== Stored entries ==
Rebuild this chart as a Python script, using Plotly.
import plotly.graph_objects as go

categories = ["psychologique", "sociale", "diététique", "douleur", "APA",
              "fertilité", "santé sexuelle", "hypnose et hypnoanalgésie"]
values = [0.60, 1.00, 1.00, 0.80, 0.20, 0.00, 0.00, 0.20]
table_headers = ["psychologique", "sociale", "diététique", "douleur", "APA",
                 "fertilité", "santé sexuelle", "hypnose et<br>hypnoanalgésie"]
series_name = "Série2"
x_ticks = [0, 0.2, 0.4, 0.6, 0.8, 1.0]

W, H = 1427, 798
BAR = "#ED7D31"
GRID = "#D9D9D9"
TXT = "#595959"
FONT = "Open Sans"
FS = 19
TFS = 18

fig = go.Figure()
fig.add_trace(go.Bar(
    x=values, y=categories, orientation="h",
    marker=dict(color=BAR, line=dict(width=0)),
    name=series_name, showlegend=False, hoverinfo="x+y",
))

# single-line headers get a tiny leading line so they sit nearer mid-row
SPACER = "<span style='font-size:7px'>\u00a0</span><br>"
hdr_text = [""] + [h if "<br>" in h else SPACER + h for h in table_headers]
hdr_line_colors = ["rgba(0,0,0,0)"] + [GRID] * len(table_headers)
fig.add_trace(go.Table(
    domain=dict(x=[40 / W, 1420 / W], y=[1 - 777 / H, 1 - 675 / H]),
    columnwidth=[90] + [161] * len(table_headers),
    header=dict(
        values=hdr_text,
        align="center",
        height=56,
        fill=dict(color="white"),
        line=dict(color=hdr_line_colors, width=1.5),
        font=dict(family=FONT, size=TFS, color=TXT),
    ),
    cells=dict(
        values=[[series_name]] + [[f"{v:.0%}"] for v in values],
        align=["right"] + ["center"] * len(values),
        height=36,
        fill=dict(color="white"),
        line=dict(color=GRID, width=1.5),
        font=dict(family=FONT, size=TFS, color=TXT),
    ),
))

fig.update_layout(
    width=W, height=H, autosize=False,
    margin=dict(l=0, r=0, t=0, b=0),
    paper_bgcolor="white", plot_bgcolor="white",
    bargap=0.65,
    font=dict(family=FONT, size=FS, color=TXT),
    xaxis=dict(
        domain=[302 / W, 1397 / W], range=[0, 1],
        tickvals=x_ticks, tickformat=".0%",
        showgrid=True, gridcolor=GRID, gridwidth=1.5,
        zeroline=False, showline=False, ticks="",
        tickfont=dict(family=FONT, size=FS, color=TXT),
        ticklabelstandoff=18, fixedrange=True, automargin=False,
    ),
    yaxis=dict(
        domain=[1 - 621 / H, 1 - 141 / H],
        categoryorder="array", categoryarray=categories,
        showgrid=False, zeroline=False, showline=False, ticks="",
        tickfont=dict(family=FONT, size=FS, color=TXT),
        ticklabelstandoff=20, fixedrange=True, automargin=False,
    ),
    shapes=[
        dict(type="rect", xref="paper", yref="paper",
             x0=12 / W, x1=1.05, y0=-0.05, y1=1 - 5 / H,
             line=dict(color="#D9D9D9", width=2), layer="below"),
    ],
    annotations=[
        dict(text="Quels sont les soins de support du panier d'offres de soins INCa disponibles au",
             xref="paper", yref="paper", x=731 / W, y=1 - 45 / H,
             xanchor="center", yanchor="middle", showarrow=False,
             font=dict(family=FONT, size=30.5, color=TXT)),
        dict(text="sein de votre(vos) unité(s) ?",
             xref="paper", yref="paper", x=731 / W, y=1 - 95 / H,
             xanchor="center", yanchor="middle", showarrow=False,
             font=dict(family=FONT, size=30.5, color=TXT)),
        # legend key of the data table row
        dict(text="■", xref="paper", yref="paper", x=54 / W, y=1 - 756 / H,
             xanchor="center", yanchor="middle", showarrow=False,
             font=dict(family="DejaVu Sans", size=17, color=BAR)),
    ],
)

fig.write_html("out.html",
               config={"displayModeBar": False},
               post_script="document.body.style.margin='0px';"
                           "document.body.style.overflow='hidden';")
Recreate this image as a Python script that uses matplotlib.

== What to do ==
Retype the listing. Match it exactly.

== Result ==
Rebuild this chart as a Python script, using Plotly.
import plotly.graph_objects as go

categories = ["psychologique", "sociale", "diététique", "douleur", "APA",
              "fertilité", "santé sexuelle", "hypnose et hypnoanalgésie"]
values = [0.60, 1.00, 1.00, 0.80, 0.20, 0.00, 0.00, 0.20]
table_headers = ["psychologique", "sociale", "diététique", "douleur", "APA",
                 "fertilité", "santé sexuelle", "hypnose et<br>hypnoanalgésie"]
series_name = "Série2"
x_ticks = [0, 0.2, 0.4, 0.6, 0.8, 1.0]

W, H = 1427, 798
BAR = "#ED7D31"
GRID = "#D9D9D9"
TXT = "#595959"
FONT = "Open Sans"
FS = 19
TFS = 18

fig = go.Figure()
fig.add_trace(go.Bar(
    x=values, y=categories, orientation="h",
    marker=dict(color=BAR, line=dict(width=0)),
    name=series_name, showlegend=False, hoverinfo="x+y",
))

# single-line headers get a tiny leading line so they sit nearer mid-row
SPACER = "<span style='font-size:7px'>\u00a0</span><br>"
hdr_text = [""] + [h if "<br>" in h else SPACER + h for h in table_headers]
hdr_line_colors = ["rgba(0,0,0,0)"] + [GRID] * len(table_headers)
fig.add_trace(go.Table(
    domain=dict(x=[40 / W, 1420 / W], y=[1 - 777 / H, 1 - 675 / H]),
    columnwidth=[90] + [161] * len(table_headers),
    header=dict(
        values=hdr_text,
        align="center",
        height=56,
        fill=dict(color="white"),
        line=dict(color=hdr_line_colors, width=1.5),
        font=dict(family=FONT, size=TFS, color=TXT),
    ),
    cells=dict(
        values=[[series_name]] + [[f"{v:.0%}"] for v in values],
        align=["right"] + ["center"] * len(values),
        height=36,
        fill=dict(color="white"),
        line=dict(color=GRID, width=1.5),
        font=dict(family=FONT, size=TFS, color=TXT),
    ),
))

fig.update_layout(
    width=W, height=H, autosize=False,
    margin=dict(l=0, r=0, t=0, b=0),
    paper_bgcolor="white", plot_bgcolor="white",
    bargap=0.65,
    font=dict(family=FONT, size=FS, color=TXT),
    xaxis=dict(
        domain=[302 / W, 1397 / W], range=[0, 1],
        tickvals=x_ticks, tickformat=".0%",
        showgrid=True, gridcolor=GRID, gridwidth=1.5,
        zeroline=False, showline=False, ticks="",
        tickfont=dict(family=FONT, size=FS, color=TXT),
        ticklabelstandoff=18, fixedrange=True, automargin=False,
    ),
    yaxis=dict(
        domain=[1 - 621 / H, 1 - 141 / H],
        categoryorder="array", categoryarray=categories,
        showgrid=False, zeroline=False, showline=False, ticks="",
        tickfont=dict(family=FONT, size=FS, color=TXT),
        ticklabelstandoff=20, fixedrange=True, automargin=False,
    ),
    shapes=[
        dict(type="rect", xref="paper", yref="paper",
             x0=12 / W, x1=1.05, y0=-0.05, y1=1 - 5 / H,
             line=dict(color="#D9D9D9", width=2), layer="below"),
    ],
    annotations=[
        dict(text="Quels sont les soins de support du panier d'offres de soins INCa disponibles au",
             xref="paper", yref="paper", x=731 / W, y=1 - 45 / H,
             xanchor="center", yanchor="middle", showarrow=False,
             font=dict(family=FONT, size=30.5, color=TXT)),
        dict(text="sein de votre(vos) unité(s) ?",
             xref="paper", yref="paper", x=731 / W, y=1 - 95 / H,
             xanchor="center", yanchor="middle", showarrow=False,
             font=dict(family=FONT, size=30.5, color=TXT)),
        # legend key of the data table row
        dict(text="■", xref="paper", yref="paper", x=54 / W, y=1 - 756 / H,
             xanchor="center", yanchor="middle", showarrow=False,
             font=dict(family="DejaVu Sans", size=17, color=BAR)),
    ],
)

fig.write_html("out.html",
               config={"displayModeBar": False},
               post_script="document.body.style.margin='0px';"
                           "document.body.style.overflow='hidden';")
Recreate this image as a Python script that uses matplotlib.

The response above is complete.